I actually suggested a more granular, per-module approach to this during the Node Forward and IO.js debacle years ago: https://github.com/node-forward/discussions/issues/14

At the time it was deemed to difficult to implement in Node.js after the fact, which makes sense of course. But I'm disappointed that Deno didn't go for a more bolder, more secure approach. The current system seems pretty pointless.


It is actually more interesting about the definition of “per module”, because technically every single file is its very own module from the view of V8, and is reinforced in Deno since we are trying to be web compatible, so there is not even a package.json-like construct for you to identify the “root” of any library, more so as there is no more index.js magical resolution


I'm really sad that I lost my gist on this, but I was working on a system in Node.js for defining the capabilities of modules in an es module graph (as you suggest) where there might not be defined package boundaries. The implementation complexity (required changes to upstream V8) resulted in us going with node policies as they are today.

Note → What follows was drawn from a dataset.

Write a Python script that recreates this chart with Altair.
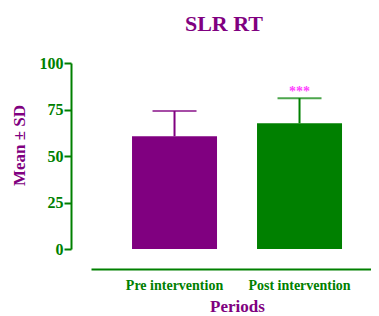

I don't remember the exact API, but basically an es module graph is a directed graph (e.g. edges have a direction), and because there is only one entrypoint in node, we can therefore create a hierarchy of modules. From this point on, you basically start at the root with X permissions, and from there each module can reduce the permissions of modules they import (or they can reduce their own permissions, but they can't raise them after that obviously).

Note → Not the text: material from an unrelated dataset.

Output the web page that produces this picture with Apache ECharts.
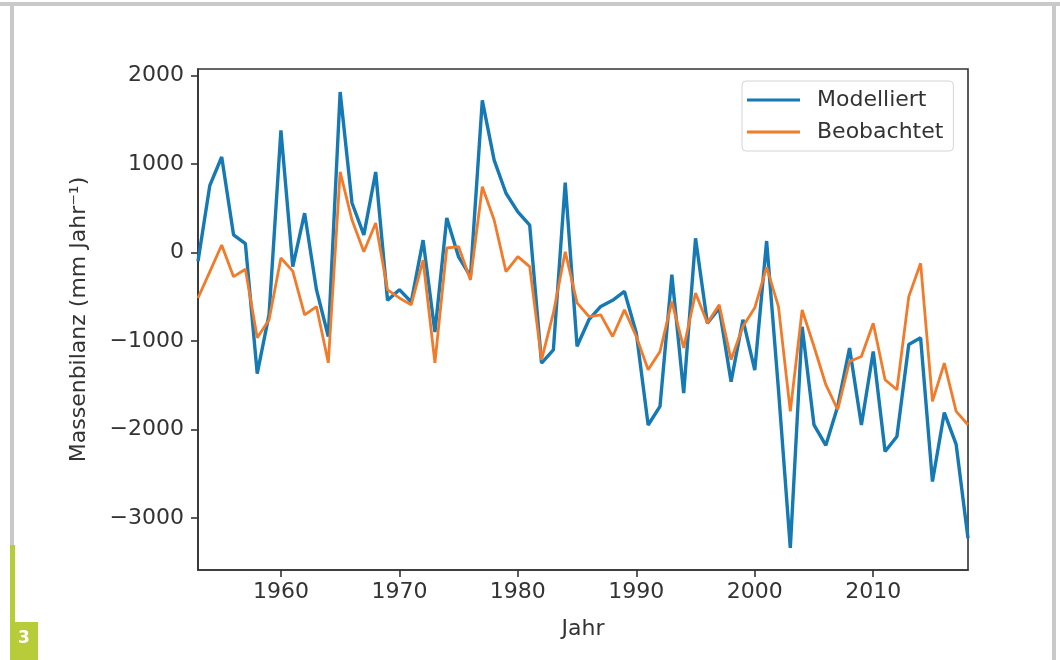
<!DOCTYPE html>
<html>
<head>
<meta charset="utf-8">
<script src="https://cdn.jsdelivr.net/npm/echarts@6/dist/echarts.min.js"></script>
<style>
  html, body { margin: 0; padding: 0; background: #fff; }
  #chart { width: 1060px; height: 660px; }
</style>
</head>
<body>
<div id="chart"></div>
<script>
const years = [1953, 1954, 1955, 1956, 1957, 1958, 1959, 1960, 1961, 1962, 1963, 1964, 1965,
  1966, 1967, 1968, 1969, 1970, 1971, 1972, 1973, 1974, 1975, 1976, 1977, 1978, 1979, 1980,
  1981, 1982, 1983, 1984, 1985, 1986, 1987, 1988, 1989, 1990, 1991, 1992, 1993, 1994, 1995,
  1996, 1997, 1998, 1999, 2000, 2001, 2002, 2003, 2004, 2005, 2006, 2007, 2008, 2009, 2010,
  2011, 2012, 2013, 2014, 2015, 2016, 2017, 2018];

const modelliert = [-100, 760, 1080, 200, 100, -1370, -700, 1380, -160, 445, -420, -950, 1815,
  560, 200, 910, -540, -420, -560, 140, -900, 390, -50, -270, 1720, 1045, 670, 460,
  310, -1250, -1100, 790, -1060, -760, -610, -540, -440, -910, -1950, -1740, -250, -1590, 160,
  -800, -630, -1460, -760, -1330, 130, -1550, -3340, -840, -1950, -2180, -1740, -1080, -1950, -1120,
  -2250, -2080, -1040, -965, -2590, -1810, -2170, -3230];

const beobachtet = [-514, -216, 85, -273, -190, -965, -760, -62, -210, -705, -611, -1247, 912,
  367, 9, 333, -423, -514, -592, -85, -1247, 51, 66, -310, 743, 367, -216, -47,
  -160, -1213, -683, 9, -570, -724, -705, -950, -649, -950, -1326, -1119, -555, -1078, -457,
  -796, -592, -1213, -837, -626, -165, -611, -1797, -650, -1063, -1495, -1778, -1232, -1176, -799,
  -1439, -1552, -499, -122, -1684, -1251, -1797, -1947];

const xTicks = [1960, 1970, 1980, 1990, 2000, 2010];
const yTicks = [-3000, -2000, -1000, 0, 1000, 2000];

const fontFamily = 'DejaVu Sans';
const axisColor = '#333';
const textColor = '#333';

function pairs(vals) {
  return years.map((y, i) => [y, vals[i]]);
}

function fmtY(v) {
  return v < 0 ? '\u2212' + Math.abs(v) : String(v);
}

const chart = echarts.init(document.getElementById('chart'), null, { renderer: 'canvas' });

chart.setOption({
  backgroundColor: '#fff',
  animation: false,
  grid: {
    left: 198, top: 69, right: 92, bottom: 90,
    show: true, borderColor: axisColor, borderWidth: 1.6, backgroundColor: 'transparent'
  },
  graphic: [
    { type: 'rect', shape: { x: 0, y: 2, width: 1060, height: 4 }, style: { fill: '#c9c9c9' } },
    { type: 'rect', shape: { x: 10, y: 2, width: 4, height: 543 }, style: { fill: '#c9c9c9' } },
    { type: 'rect', shape: { x: 1052, y: 2, width: 4, height: 658 }, style: { fill: '#c9c9c9' } },
    { type: 'rect', shape: { x: 10, y: 545, width: 5, height: 115 }, style: { fill: '#b8cc3a' } },
    { type: 'rect', shape: { x: 10, y: 622, width: 28, height: 38 }, style: { fill: '#b8cc3a' } },
    { type: 'text', x: 18, y: 630, style: { text: '3', fill: '#fff', font: 'bold 17px ' + fontFamily } }
  ],
  legend: {
    orient: 'vertical',
    left: 742, top: 81,
    padding: [8, 10, 8, 5],
    itemWidth: 53, itemHeight: 3, itemGap: 10,
    icon: 'rect',
    backgroundColor: 'rgba(255,255,255,0.85)',
    borderColor: '#d4d4d4', borderWidth: 1, borderRadius: 4,
    textStyle: { fontFamily: fontFamily, fontSize: 22, color: textColor, padding: [0, 0, 0, 12] },
    data: ['Modelliert', 'Beobachtet']
  },
  xAxis: {
    type: 'value',
    min: 1953, max: 2018,
    name: 'Jahr',
    nameLocation: 'middle',
    nameGap: 48,
    nameTextStyle: { fontFamily: fontFamily, fontSize: 22, color: textColor },
    axisLine: { show: true, onZero: false, lineStyle: { color: axisColor, width: 1.6 } },
    axisTick: { show: true, length: 7, customValues: xTicks, lineStyle: { color: axisColor, width: 1.6 } },
    axisLabel: {
      customValues: xTicks, margin: 11,
      fontFamily: fontFamily, fontSize: 22, color: textColor,
      formatter: v => String(v)
    },
    splitLine: { show: false }
  },
  yAxis: {
    type: 'value',
    min: -3590, max: 2075,
    name: 'Massenbilanz (mm Jahr\u207B\u00B9)',
    nameLocation: 'middle',
    nameGap: 108,
    nameRotate: 90,
    nameTextStyle: { fontFamily: fontFamily, fontSize: 22, color: textColor },
    axisLine: { show: true, onZero: false, lineStyle: { color: axisColor, width: 1.6 } },
    axisTick: { show: true, length: 7, customValues: yTicks, lineStyle: { color: axisColor, width: 1.6 } },
    axisLabel: {
      customValues: yTicks, margin: 14,
      fontFamily: fontFamily, fontSize: 22, color: textColor,
      formatter: v => fmtY(v)
    },
    splitLine: { show: false }
  },
  series: [
    {
      name: 'Modelliert',
      type: 'line',
      data: pairs(modelliert),
      showSymbol: false,
      symbol: 'none',
      color: '#1579b4',
      lineStyle: { width: 3.4, color: '#1579b4' },
      z: 3
    },
    {
      name: 'Beobachtet',
      type: 'line',
      data: pairs(beobachtet),
      showSymbol: false,
      symbol: 'none',
      color: '#f27a29',
      lineStyle: { width: 2.8, color: '#f27a29' },
      z: 4
    }
  ]
});
</script>
</body>
</html>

This looks interesting. How did you lose the gist? You just can't find it on https://gist.github.com/?


Could force all side effects to be called from the main module.


Since modules are loaded from URLs, it would be per TLD.

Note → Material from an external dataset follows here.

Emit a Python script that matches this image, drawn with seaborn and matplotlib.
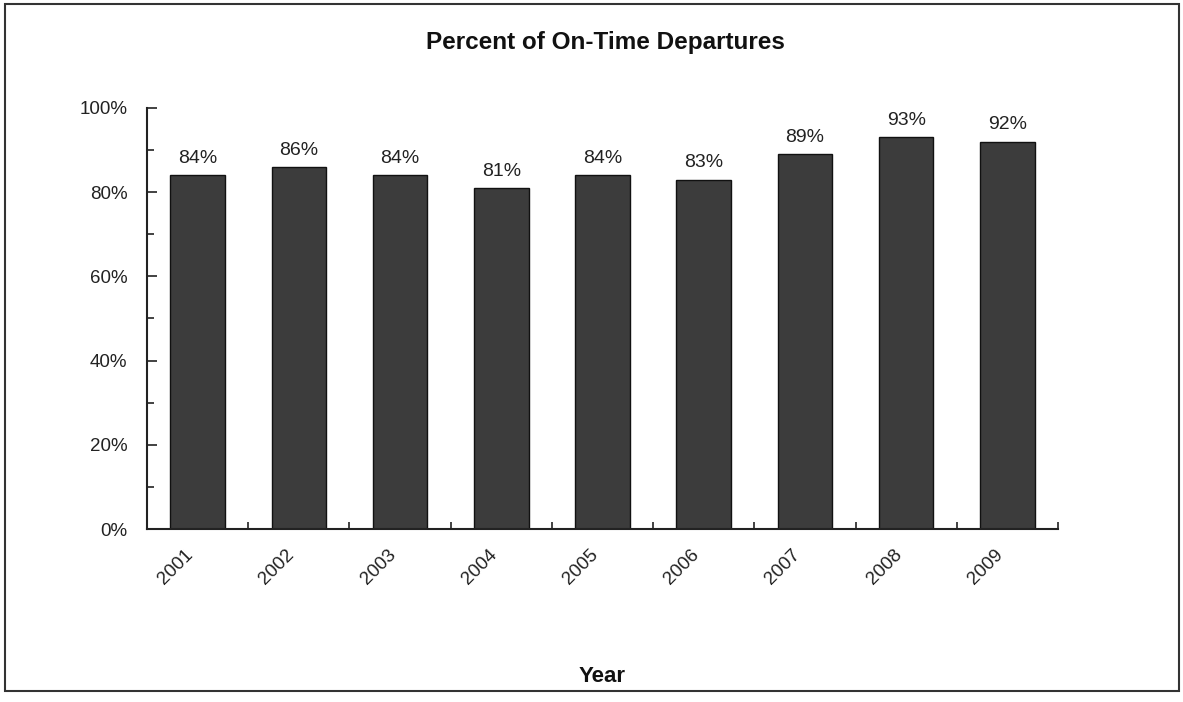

Then how about a site like unpkg.com? The definition even becomes much more blurry as redirections and other possible protocols are involved.


In world of hypervisors, containers, apparmors ..., is sandbox really a significant advantage over nodejs?

Actually I saw yt presentation and it didn't convinced me to switch from nodejs. The differences to nodejs are so little, specially when you're using typescript already. The only significant change is "es modules" with ability to resolve modules from url (plus the sandbox).

Still big kudos to Ryan for nodejs.


For certain purposes (especially for writing servers), I would actually suggest Go and Rust as much better replacements for Node.js :) (Ryan also mentioned, if you notice, Go as better alternative for fast servers in the original JSConf video)

Ryan and some of us consider the project quite experimental, and the initial focus was not aiming for writing super powerful servers (though it should not be too bad). A pleasant scripting environment with more attention to features that Node have not tried out is more or less the goal.

(Fun fact: Ryan has been into machine learning and data visualization for some time. So Deno was created under the hope to somehow compete with Python in certain aspects)


Yes it’s a real shame it isn’t based on object capability security. The resource ID concept makes it really hard to do per-module restrictions, because resources provide global ambient access to anything. And it sounds to me like the dispatch model based on typed arrays means that this is baked in on a fundamental level (unless there are some unforgeable handles that Ryan didn’t mention in his talk).


It's not even 1.0 yet.


I'm not talking about the maturity of the project but more about the concept of the feature flag for security.


Node.js had a PR to add that in (with packages enforced but not your 'own' code) and Node has policies to deal with loading untrusted code ( https://nodejs.org/api/policy.html ).

Personally I isolate with OS level containers as I think it's a lot more robust and tested but I definitely see the merit in Deno exploring this - even if it doesn't really work yet it's interesting.


I thought node.js policies were basically just SubResource Integrity hashes? Are they planning for something more?

I’ve been looking into the isolated-vm module recently and it looks pretty nice. Fly.io built their run-untrusted-code service on top of it.


I like the idea from a ux perspective. It puts the control in a place where the user runs the code.